=== AIM ===
Find every line containing the word "chart" and report the count, nothing more.

=== RECORDS FOR THE TASK ===
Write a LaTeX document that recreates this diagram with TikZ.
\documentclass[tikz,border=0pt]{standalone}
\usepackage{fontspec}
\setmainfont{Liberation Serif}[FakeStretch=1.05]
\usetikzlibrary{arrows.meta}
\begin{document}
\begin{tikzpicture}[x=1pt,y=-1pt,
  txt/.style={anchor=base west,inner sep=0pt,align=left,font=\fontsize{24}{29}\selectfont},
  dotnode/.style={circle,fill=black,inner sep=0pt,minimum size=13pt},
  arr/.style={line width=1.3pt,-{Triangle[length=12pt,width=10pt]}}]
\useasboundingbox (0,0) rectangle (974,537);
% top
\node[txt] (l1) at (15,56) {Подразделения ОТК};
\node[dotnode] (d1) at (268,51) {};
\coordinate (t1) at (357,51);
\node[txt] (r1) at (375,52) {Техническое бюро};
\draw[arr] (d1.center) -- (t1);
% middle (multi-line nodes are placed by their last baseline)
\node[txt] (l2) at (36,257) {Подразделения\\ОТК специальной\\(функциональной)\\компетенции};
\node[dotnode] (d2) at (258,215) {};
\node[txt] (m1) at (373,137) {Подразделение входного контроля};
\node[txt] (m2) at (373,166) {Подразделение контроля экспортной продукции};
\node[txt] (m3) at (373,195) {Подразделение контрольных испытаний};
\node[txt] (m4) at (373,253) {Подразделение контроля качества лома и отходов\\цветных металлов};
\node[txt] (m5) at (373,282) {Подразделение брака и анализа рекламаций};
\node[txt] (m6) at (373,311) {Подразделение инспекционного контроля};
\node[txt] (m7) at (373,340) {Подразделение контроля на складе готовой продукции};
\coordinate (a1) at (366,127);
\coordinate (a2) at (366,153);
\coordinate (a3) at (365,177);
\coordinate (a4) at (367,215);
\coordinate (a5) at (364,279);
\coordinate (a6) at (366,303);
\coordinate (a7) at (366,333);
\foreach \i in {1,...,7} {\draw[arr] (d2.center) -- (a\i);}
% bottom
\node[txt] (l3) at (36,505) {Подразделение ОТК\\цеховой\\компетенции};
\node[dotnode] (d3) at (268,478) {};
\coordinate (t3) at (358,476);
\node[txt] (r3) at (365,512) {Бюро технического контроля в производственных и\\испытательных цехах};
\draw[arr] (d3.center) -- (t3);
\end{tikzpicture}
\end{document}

---

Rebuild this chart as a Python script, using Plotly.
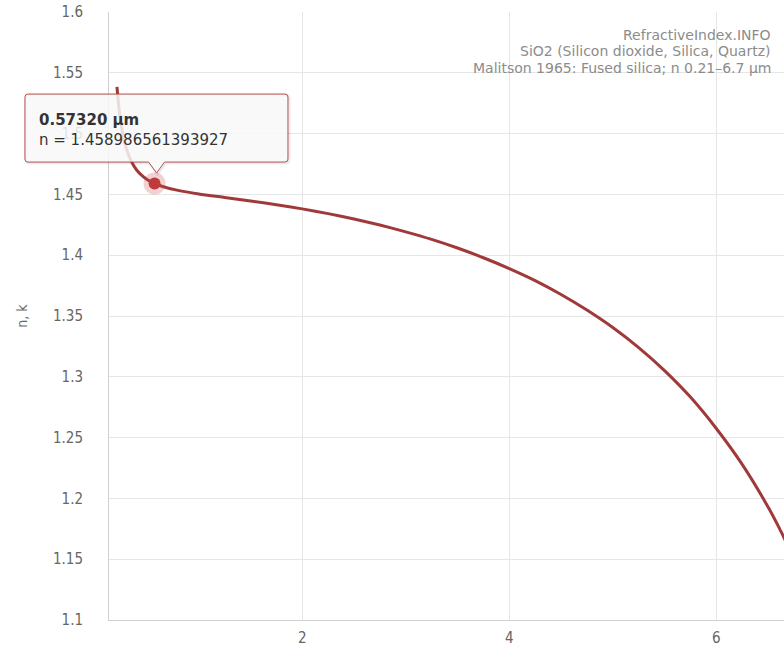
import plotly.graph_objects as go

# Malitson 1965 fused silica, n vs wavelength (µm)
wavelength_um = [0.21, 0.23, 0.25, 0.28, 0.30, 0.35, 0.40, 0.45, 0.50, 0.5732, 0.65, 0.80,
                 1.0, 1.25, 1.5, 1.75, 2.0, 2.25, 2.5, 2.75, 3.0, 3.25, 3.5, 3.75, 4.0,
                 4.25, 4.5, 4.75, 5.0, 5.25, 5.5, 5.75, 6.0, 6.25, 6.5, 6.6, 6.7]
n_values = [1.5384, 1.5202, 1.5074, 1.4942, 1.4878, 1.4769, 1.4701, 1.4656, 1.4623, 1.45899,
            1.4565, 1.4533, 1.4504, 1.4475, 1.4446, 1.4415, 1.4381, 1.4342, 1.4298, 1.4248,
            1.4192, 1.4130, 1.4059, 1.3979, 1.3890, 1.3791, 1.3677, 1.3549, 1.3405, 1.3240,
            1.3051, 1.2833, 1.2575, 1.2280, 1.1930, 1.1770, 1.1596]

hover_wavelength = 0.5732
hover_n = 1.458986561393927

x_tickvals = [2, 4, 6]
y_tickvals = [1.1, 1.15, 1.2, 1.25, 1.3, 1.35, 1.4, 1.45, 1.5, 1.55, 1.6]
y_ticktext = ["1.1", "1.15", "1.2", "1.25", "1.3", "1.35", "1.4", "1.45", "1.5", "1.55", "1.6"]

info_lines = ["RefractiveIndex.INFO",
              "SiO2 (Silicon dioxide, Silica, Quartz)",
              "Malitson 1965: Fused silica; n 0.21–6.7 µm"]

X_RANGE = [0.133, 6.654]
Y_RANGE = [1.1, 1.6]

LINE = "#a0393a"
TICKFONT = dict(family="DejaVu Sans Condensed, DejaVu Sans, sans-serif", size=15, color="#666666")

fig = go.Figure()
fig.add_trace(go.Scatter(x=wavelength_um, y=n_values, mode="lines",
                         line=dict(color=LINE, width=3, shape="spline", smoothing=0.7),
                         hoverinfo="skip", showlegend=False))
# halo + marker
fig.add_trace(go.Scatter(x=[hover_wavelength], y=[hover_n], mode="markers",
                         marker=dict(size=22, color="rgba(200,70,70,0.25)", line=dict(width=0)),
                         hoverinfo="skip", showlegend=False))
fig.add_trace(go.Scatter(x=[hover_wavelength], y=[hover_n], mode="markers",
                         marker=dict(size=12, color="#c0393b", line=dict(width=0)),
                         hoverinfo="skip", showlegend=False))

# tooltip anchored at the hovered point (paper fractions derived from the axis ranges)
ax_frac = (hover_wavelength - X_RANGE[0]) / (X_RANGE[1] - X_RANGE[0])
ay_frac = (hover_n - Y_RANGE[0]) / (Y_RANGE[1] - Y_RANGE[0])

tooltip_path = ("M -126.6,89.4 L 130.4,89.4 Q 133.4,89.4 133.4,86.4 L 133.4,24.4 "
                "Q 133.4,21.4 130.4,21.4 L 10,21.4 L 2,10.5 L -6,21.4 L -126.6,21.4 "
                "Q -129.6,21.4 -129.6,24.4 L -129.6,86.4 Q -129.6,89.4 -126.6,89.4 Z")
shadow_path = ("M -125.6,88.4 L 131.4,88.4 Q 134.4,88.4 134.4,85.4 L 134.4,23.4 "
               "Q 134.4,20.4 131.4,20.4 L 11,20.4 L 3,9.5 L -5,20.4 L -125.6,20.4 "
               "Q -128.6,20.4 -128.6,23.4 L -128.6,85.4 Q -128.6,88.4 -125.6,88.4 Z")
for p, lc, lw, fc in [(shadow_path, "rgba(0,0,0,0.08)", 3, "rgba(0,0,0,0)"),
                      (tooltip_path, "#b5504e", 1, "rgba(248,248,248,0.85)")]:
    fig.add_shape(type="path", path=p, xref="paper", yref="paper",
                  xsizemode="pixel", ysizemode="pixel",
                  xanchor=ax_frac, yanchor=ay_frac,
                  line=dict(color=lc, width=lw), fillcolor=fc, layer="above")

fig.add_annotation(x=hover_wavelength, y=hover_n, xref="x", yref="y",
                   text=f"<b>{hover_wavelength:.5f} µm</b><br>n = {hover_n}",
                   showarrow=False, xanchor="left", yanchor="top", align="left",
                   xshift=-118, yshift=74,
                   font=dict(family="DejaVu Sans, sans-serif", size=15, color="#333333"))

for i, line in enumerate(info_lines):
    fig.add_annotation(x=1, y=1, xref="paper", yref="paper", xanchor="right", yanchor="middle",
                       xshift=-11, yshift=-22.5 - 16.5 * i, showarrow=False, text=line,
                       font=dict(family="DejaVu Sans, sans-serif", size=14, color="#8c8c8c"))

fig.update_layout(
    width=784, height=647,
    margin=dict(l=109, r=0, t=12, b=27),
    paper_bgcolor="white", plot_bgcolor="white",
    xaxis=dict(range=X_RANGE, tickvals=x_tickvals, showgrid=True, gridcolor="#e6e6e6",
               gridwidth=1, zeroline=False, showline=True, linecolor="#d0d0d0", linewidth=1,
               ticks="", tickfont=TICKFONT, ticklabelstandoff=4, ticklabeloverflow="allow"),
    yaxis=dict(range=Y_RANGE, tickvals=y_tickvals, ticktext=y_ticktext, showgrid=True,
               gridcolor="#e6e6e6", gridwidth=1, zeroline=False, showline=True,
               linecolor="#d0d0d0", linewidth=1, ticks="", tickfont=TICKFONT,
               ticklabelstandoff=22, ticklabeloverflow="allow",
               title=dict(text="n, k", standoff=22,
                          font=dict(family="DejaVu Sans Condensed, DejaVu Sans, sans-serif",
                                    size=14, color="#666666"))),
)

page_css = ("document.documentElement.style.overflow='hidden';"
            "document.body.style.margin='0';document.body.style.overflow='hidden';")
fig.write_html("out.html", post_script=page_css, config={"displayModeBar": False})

---

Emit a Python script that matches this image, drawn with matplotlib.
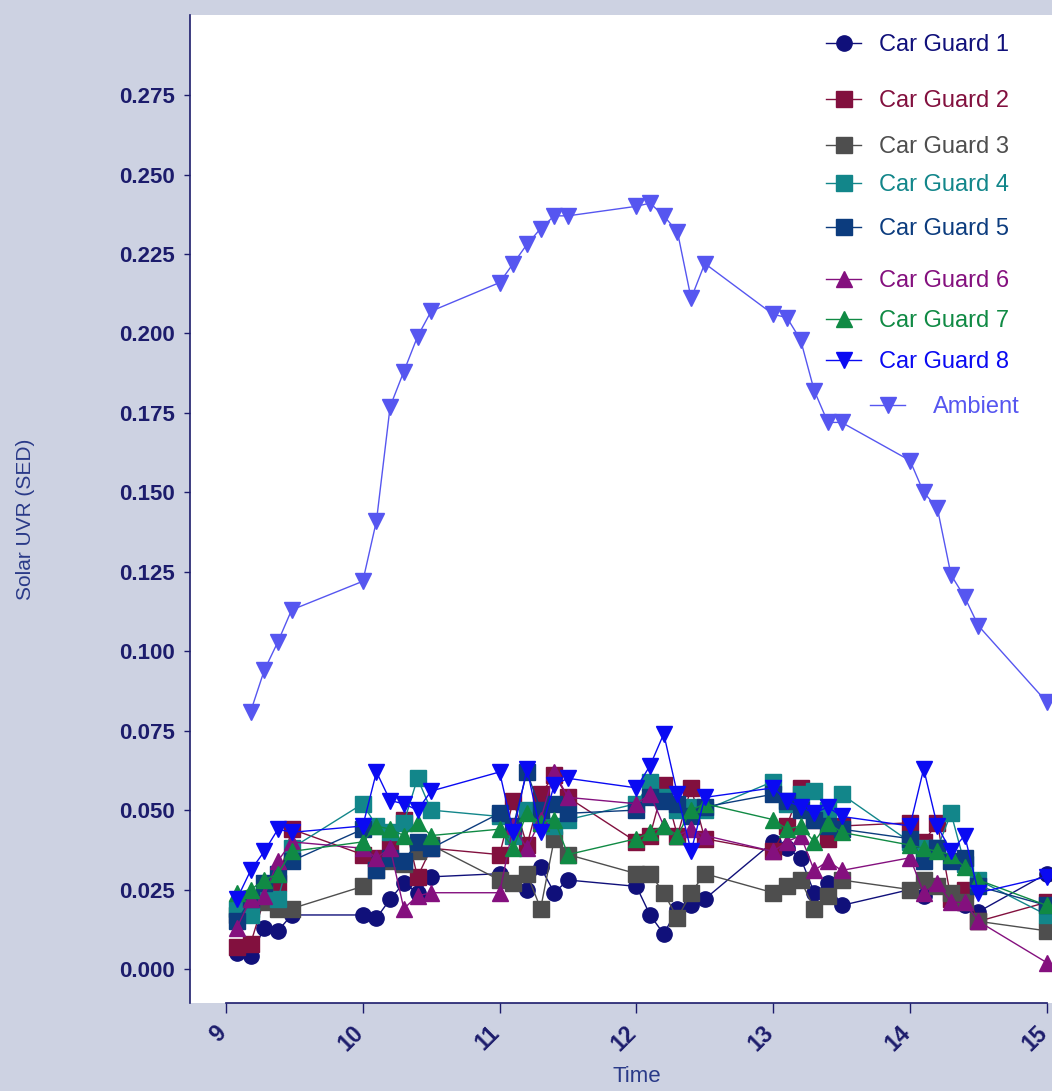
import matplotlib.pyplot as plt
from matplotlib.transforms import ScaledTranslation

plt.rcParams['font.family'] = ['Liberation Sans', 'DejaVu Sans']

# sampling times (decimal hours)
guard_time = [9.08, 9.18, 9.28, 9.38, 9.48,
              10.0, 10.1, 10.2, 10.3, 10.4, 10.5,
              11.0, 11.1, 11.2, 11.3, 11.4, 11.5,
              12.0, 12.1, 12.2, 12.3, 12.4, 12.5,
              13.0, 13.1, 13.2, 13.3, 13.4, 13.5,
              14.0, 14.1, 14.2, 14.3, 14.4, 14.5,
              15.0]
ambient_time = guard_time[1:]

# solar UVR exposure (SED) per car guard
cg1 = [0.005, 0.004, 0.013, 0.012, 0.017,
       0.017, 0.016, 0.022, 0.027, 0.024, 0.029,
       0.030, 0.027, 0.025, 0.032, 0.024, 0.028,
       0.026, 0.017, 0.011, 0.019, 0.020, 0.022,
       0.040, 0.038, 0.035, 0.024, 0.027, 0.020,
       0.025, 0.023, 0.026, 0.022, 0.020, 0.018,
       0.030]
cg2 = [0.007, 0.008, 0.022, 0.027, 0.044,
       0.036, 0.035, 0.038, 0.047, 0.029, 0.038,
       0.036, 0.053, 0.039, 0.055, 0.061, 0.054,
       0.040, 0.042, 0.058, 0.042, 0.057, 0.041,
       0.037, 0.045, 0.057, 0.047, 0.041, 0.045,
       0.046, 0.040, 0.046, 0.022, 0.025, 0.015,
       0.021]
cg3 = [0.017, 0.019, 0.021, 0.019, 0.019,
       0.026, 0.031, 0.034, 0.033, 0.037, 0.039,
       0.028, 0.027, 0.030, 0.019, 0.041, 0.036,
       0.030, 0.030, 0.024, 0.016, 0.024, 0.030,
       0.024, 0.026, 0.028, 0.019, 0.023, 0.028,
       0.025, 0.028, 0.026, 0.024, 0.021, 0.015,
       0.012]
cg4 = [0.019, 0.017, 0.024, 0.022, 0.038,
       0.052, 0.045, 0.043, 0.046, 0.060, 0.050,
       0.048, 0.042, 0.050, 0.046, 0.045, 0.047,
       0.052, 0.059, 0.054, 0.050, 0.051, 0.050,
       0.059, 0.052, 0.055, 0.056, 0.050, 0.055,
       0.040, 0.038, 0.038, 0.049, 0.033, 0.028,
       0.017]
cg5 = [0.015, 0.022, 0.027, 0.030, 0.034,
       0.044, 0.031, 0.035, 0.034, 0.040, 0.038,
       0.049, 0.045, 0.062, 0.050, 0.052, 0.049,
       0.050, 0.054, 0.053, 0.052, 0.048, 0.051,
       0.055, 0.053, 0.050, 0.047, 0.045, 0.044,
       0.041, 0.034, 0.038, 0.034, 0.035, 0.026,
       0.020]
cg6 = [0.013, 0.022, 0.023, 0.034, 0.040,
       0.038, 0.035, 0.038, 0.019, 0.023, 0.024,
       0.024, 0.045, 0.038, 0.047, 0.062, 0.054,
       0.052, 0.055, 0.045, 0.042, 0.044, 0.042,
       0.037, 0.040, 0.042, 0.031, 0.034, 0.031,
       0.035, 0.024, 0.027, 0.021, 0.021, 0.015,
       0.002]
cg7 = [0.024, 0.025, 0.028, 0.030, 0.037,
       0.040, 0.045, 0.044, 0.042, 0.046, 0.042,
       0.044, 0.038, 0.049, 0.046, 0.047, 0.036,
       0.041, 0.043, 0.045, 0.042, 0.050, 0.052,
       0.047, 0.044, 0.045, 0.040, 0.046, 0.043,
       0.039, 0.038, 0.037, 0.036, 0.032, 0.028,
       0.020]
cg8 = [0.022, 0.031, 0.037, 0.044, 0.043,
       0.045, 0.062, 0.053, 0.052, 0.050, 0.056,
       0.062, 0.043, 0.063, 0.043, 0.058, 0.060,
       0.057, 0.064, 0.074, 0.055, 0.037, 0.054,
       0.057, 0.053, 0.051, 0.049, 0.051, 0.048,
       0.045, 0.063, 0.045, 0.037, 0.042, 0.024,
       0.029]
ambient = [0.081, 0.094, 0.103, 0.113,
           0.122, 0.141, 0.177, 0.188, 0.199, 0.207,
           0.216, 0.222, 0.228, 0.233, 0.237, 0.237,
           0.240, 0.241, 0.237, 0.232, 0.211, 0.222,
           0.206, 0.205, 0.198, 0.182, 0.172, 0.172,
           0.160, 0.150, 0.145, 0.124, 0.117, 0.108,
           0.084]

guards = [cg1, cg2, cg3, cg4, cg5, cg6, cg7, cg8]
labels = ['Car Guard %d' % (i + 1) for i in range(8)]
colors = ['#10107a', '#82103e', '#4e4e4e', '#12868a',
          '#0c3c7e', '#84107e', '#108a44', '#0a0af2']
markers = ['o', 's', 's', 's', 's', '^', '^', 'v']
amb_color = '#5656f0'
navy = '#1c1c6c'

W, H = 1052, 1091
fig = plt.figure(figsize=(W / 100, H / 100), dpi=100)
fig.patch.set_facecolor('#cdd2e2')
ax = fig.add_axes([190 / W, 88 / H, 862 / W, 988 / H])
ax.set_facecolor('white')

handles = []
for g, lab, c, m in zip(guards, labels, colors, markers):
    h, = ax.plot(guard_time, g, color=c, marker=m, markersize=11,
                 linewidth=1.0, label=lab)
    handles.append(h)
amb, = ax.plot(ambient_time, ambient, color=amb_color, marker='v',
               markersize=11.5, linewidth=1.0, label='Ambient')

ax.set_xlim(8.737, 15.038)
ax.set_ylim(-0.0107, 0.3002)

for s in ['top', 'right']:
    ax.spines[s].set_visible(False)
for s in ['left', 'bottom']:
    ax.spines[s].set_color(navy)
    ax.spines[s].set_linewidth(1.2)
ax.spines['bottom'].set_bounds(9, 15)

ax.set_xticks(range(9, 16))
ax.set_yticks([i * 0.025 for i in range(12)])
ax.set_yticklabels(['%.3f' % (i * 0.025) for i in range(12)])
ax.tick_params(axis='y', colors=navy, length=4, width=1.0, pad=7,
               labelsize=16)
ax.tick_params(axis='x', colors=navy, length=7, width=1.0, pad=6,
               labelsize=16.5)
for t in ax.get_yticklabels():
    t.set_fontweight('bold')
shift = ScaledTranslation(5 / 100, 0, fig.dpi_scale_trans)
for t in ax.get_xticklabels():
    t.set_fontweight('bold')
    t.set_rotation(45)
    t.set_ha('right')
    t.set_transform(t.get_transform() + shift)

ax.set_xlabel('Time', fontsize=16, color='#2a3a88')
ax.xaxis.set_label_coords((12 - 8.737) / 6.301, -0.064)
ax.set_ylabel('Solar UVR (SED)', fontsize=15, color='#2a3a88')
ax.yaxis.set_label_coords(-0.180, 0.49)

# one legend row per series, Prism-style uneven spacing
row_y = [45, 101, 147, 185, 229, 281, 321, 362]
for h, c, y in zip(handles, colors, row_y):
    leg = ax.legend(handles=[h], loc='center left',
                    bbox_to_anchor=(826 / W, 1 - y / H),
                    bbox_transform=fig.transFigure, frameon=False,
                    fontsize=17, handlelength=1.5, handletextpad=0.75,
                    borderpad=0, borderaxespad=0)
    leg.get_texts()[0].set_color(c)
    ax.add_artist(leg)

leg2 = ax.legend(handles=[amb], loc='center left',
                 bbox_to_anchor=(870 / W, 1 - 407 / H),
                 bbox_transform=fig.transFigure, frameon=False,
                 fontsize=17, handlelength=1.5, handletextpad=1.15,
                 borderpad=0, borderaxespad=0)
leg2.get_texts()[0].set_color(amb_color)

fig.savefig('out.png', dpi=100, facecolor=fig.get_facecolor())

=== RESPONSE TO THE EXERCISE ===
1